All of which brings me back to recent news out of Arkansas. Give the school credit. Leaders saw the writing on the wall and ramped up its fundraising apparatus accordingly. Record or near-record giving has become common in the past five years, according to the school's press release. "It takes building relationships with people, and it takes a lot of work," ASU's Damphousse said.

Recent data suggests there's going to be a lot more work in the future.

According to a 2017 report by the Center on Budget and Policy Priorities, funding by states for two- and four-year colleges have decreased by almost $9 billion from 2008, after inflation adjustments. Expect this trend to worsen if the economy heads south.

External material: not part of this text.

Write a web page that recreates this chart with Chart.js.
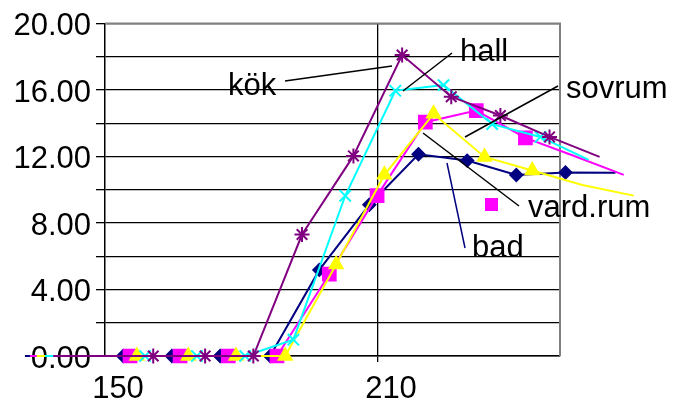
<!DOCTYPE html>
<html>
<head>
<meta charset="utf-8">
<script src="https://cdn.jsdelivr.net/npm/chart.js@4/dist/chart.umd.min.js"></script>
<style>
  html, body { margin: 0; padding: 0; background: #fff; }
  #chart { display: block; }
</style>
</head>
<body>
<canvas id="chart" width="673" height="403"></canvas>
<script>
const xTicks = [150, 210];
const xMin = 150;
const xMax = 250;

// bad
const badX = [132.4, 143.2, 154.0, 164.7, 175.3, 186.3, 197.1, 208.1, 218.9, 229.6, 240.4, 251.2, 262.2];
const badY = [0, 0, 0, 0, 0, 0, 5.18, 9.1, 12.14, 11.76, 10.89, 11.04, 11.03];
// vard.rum
const vardX = [133.5, 144.5, 155.5, 166.5, 177.1, 187.8, 199.3, 209.8, 220.4, 231.6, 242.4, 252.7, 264.0];
const vardY = [0, 0, 0, 0, 0, 0, 4.92, 9.65, 14.07, 14.77, 13.12, 12.08, 10.9];
// sovrum
const sovX = [135.0, 146.0, 157.0, 168.3, 178.8, 189.6, 200.8, 211.4, 222.2, 233.4, 243.9, 254.9, 266.2];
const sovY = [0, 0, 0, 0, 0, 0, 5.5, 10.9, 14.57, 11.98, 11.16, 10.29, 9.65];
// hall
const hallX = [136.8, 147.8, 158.8, 170.2, 180.8, 191.4, 202.8, 213.8, 224.4, 235.1, 245.7, 256.3];
const hallY = [0, 0, 0, 0, 0, 0.98, 9.64, 15.96, 16.3, 13.95, 13.18, 11.8];
// kök
const kokX = [138.6, 149.6, 160.6, 172.0, 182.6, 193.3, 204.6, 215.3, 226.1, 236.9, 247.7, 258.7];
const kokY = [0, 0, 0, 0, 0, 7.31, 12.04, 18.11, 15.6, 14.47, 13.18, 11.98];

const FONT = "'Liberation Sans', Arial, sans-serif";

const series = [
  { label: 'kök', xs: kokX, ys: kokY, color: '#800080', style: 'star', r: 7.5, lastMarker: false },
  { label: 'hall', xs: hallX, ys: hallY, color: '#00FFFF', style: 'crossRot', r: 8, lastMarker: true },
  { label: 'sovrum', xs: sovX, ys: sovY, color: '#FFFF00', style: 'triangle', r: 7.5, lastMarker: false },
  { label: 'vard.rum', xs: vardX, ys: vardY, color: '#FF00FF', style: 'rect', r: 9, lastMarker: false },
  { label: 'bad', xs: badX, ys: badY, color: '#000080', style: 'rectRot', r: 6, lastMarker: false }
];

const datasets = series.map(s => ({
  label: s.label,
  data: s.xs.map((x, i) => ({ x, y: s.ys[i] })),
  borderColor: s.color,
  backgroundColor: s.color,
  borderWidth: 2,
  pointStyle: s.style,
  pointBackgroundColor: s.color,
  pointBorderColor: s.color,
  pointBorderWidth: 2,
  pointRadius: ctx => {
    const p = ctx.raw;
    if (!p || p.x < xMin) return 0;
    if (ctx.dataIndex === s.xs.length - 1 && !s.lastMarker) return 0;
    return s.r;
  },
  tension: 0,
  clip: false
}));

// text labels with leader lines (pixel positions)
const notes = [
  { text: 'kök', x: 228, y: 95, from: [285, 81], to: [392, 66], line: '#000' },
  { text: 'hall', x: 460, y: 61, from: [452, 53], to: [403, 91], line: '#000' },
  { text: 'sovrum', x: 566, y: 98, from: [558, 86], to: [465, 137], line: '#000' },
  { text: 'vard.rum', x: 528, y: 217, from: [519, 206], to: [423, 133], line: '#000' },
  { text: 'bad', x: 472, y: 257, from: [465, 248], to: [447, 163], line: '#000080' }
];

const framePlugin = {
  id: 'frame',
  beforeDatasetsDraw(chart) {
    const { ctx, chartArea: a } = chart;
    ctx.save();
    ctx.strokeStyle = '#808080';
    ctx.lineWidth = 2;
    ctx.beginPath();
    ctx.moveTo(a.left, a.top);
    ctx.lineTo(a.right, a.top);
    ctx.lineTo(a.right, a.bottom);
    ctx.stroke();
    ctx.restore();
  },
  afterDatasetsDraw(chart) {
    const { ctx } = chart;
    ctx.save();
    notes.forEach(n => {
      ctx.strokeStyle = n.line;
      ctx.lineWidth = 1.5;
      ctx.beginPath();
      ctx.moveTo(n.from[0], n.from[1]);
      ctx.lineTo(n.to[0], n.to[1]);
      ctx.stroke();
      ctx.fillStyle = '#000';
      ctx.font = '31px ' + FONT;
      ctx.textBaseline = 'alphabetic';
      ctx.textAlign = 'left';
      ctx.fillText(n.text, n.x, n.y);
    });
    // legend key for vard.rum
    ctx.fillStyle = '#FF00FF';
    ctx.fillRect(485, 198, 13, 13);
    ctx.restore();
  }
};

new Chart(document.getElementById('chart'), {
  type: 'line',
  data: { datasets },
  options: {
    responsive: false,
    animation: false,
    events: [],
    devicePixelRatio: 1,
    layout: { padding: { left: 0, top: 21, right: 113, bottom: 0 } },
    plugins: { legend: { display: false }, tooltip: { enabled: false } },
    scales: {
      x: {
        type: 'linear',
        bounds: 'data',
        afterDataLimits: s => { s.min = xMin; s.max = xMax; },
        afterBuildTicks: s => { s.ticks = xTicks.map(v => ({ value: v })); },
        afterFit: s => { s.height = 47; },
        grid: {
          color: c => (c.tick && c.tick.value === 210 ? '#000' : 'rgba(0,0,0,0)'),
          tickColor: c => (c.tick && c.tick.value === 210 ? '#000' : 'rgba(0,0,0,0)'),
          tickLength: 6,
          lineWidth: 1.3
        },
        border: { color: '#000', width: 1.5 },
        ticks: {
          autoSkip: false,
          maxRotation: 0,
          labelOffset: 13,
          padding: 9,
          color: '#000',
          font: { family: FONT, size: 31 },
          callback: v => String(v)
        }
      },
      y: {
        min: 0,
        max: 20,
        afterFit: s => { s.width = 105; },
        grid: { color: '#000', tickColor: '#000', tickLength: 9, lineWidth: 1.3 },
        border: { color: '#000', width: 1.5 },
        ticks: {
          stepSize: 2,
          autoSkip: false,
          labelOffset: 3,
          padding: 5,
          color: '#000',
          font: { family: FONT, size: 31 },
          callback: v => (v % 4 === 0 ? v.toFixed(2) : '')
        }
      }
    }
  },
  plugins: [framePlugin]
});
</script>
</body>
</html>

And even if AEI's Delisle is correct in his contention that there isn't a strong correlation between funding cuts and tuition hikes, at the very least, a reduction in public funding will give trustees the political cover they need to raise tuition.

Meanwhile, at both private and public schools, donors continue to add to universities' expense sheets by funding costly amenities while simultaneously cutting checks to allow some students to afford the gold-plated university experience donors are helping to fund.

Sandy Baum is a senior fellow at the Urban Institute who co-wrote the College Board report referenced in the opening paragraph. In what is surely the understatement of the month, she sized up the precarious state of affairs accordingly. "We should be thinking about it not as a one-year problem, but as a long-term question of how we're going to finance higher education," she said.